Filipino nurses have been recognized the world over as some of the best in their field, owing to the fact that Filipinos are naturally caring.
However, not all nursing students end up pursuing a career as a nurse—no matter how “lucrative” the pay may be once you make it outside of Philippine air space.
Some end up creating gaming videos for a living—like popular gaming content creator Gian Lois Concepcion, better known as GLOCO Gaming. Not every nursing graduate, though, is presented with a similar opportunity.
Take Ann Uy. She a human resources officer at a company in Metro Manila.
Yes, her current profile photo shows her as a nurse—complete with a stethoscope—but she no longer works as a nurse.
In her profile picture description, Ann says she has been peppered by the usual career-related questions as a nursing graduate, which includes why she isn’t a nurse at this moment.
Ann’s tell-all post sums up her journey.
JoKoy was right.
Ann’s journey starts off the same as possibly many Filipino nurse out there: she was told by her parents that nursing is a good degree to have because you’ll make a lot of money as a nurse.
Yes, kind of what stand-up comedian JoKoy said in one of his skits.
She would later learn to love the degree she took up. She said she’s fond of anatomy and physiology—lessons from which Ann says will remain with her for the rest of her life. She did, however, say she did not take as well to pathophysiology.
She would pass the board exam in 2015 and become a registered nurse the year after.
However, things started going south after applying for her first job.
Ann walked out from the first hospital she applied for as a nurse not as a nurse, but as an applicant.
During the application, the human resources officer she spoke to told her that she would need to undergo further training at their hospital. “You’ll be a trainee here for six months to one year.”She was also told there was a training fee she’d have to pay.
Things didn’t get better when she was told how much she would make in a month. “You’ll be paid P8,000 per month.”
Her reason for turning down the “offer”? All the time and money her family has spent just to put her through nursing school.
“My family spent five years and a lot of money just to help me get my degree. I should be helping them now that I’m a registered nurse—but I can’t.”

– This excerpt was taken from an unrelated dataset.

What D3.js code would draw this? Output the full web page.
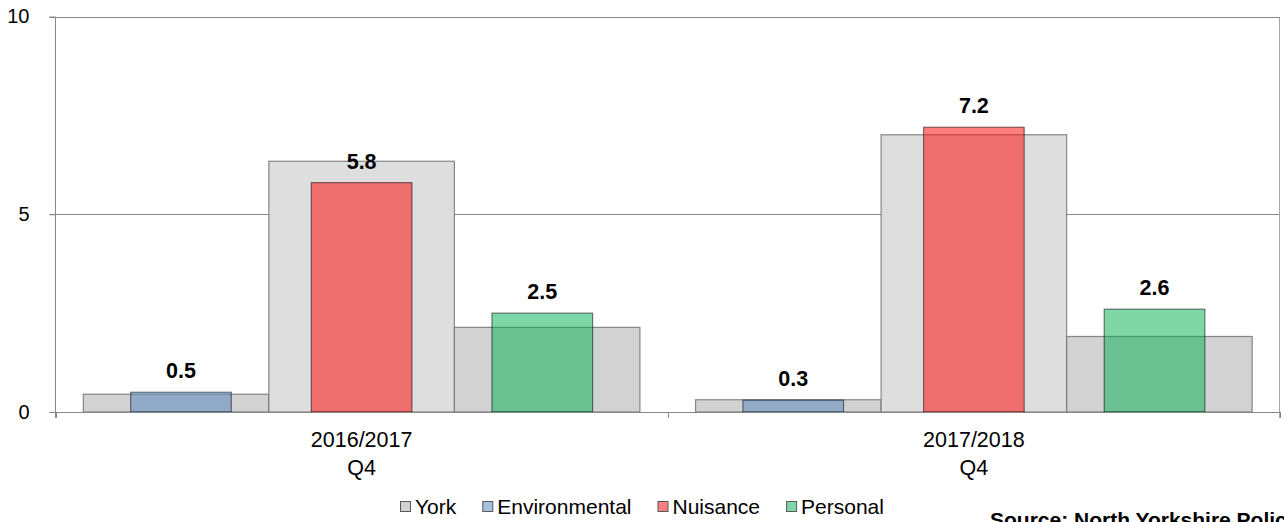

Since then, she’s taken a route that most registered nurses seem to take. She took a job as a call center agent to save up money so she can then practice her profession.
She would eventually be a nurse, though not in the hospital like she was expecting. “I’ve worked as a nurse for a construction company, in rehab, and in human resources.”
She doesn’t regret the journey she’s taken. “Now, I work as a human resource officer and I’m loving every aspect of HR. I still deal with people like the patients I had before—just not the dying kind.”
She does, however, miss being a nurse.
She misses the feeling she gets when people tell her how much they appreciate her taking care of them. “I miss that satisfying feeling every time I see patients discharged from the hospital.”
She also misses being in the operating room, assisting and working beside some of the best doctors she has ever seen.
“Saludi at hanga ako sa mga passionate nurses diyan. May inggit ako ng very very light lang naman.”
The plight of nurses in the Philippines
Ann’s story as a nurse is just one of the many instances showing how tough it is to be a nurse in the Philippines—a fact now highlighted by the pandemic.
The government, led by the Department of Health (DOH), has sent out a massive call to all registered nurses in the country. The battle cry: we need your help.
Ann hasn’t escaped the call. She didn’t answer it, but she shared the offered and the working conditions she would be in.
“I have been contacted by both private and public hospitals. Someone even offered me P5,000 per day as a private duty nurse.” The catch: she needs to watch over a 60-year-old COVID-19 positive patient in the hospital.
Offers like these highlight the severe lack of value placed on nurses and nursing graduates in the country.
She hopes that in time, Filipino nurses would choose to work in a local hospital—but only if these benefits and policies are implemented: (1) above minimum basic pay for starting nurses, (2) monthly or daily hazard pay, (3) health and death insurance from the government, and (4) overtime pay.
“Yes, there are shifting schedules, but you won’t be able to do everything you need to do during your shift for all of your patients—not when one nurse is usually assigned to 40 patients,” she added.
Ann is but one of many nurses in the country that aim to fly overseas even if they do not want to. Hopefully, this pandemic has taught not just the government but Filipinos in general about how much we need nurses here in the country.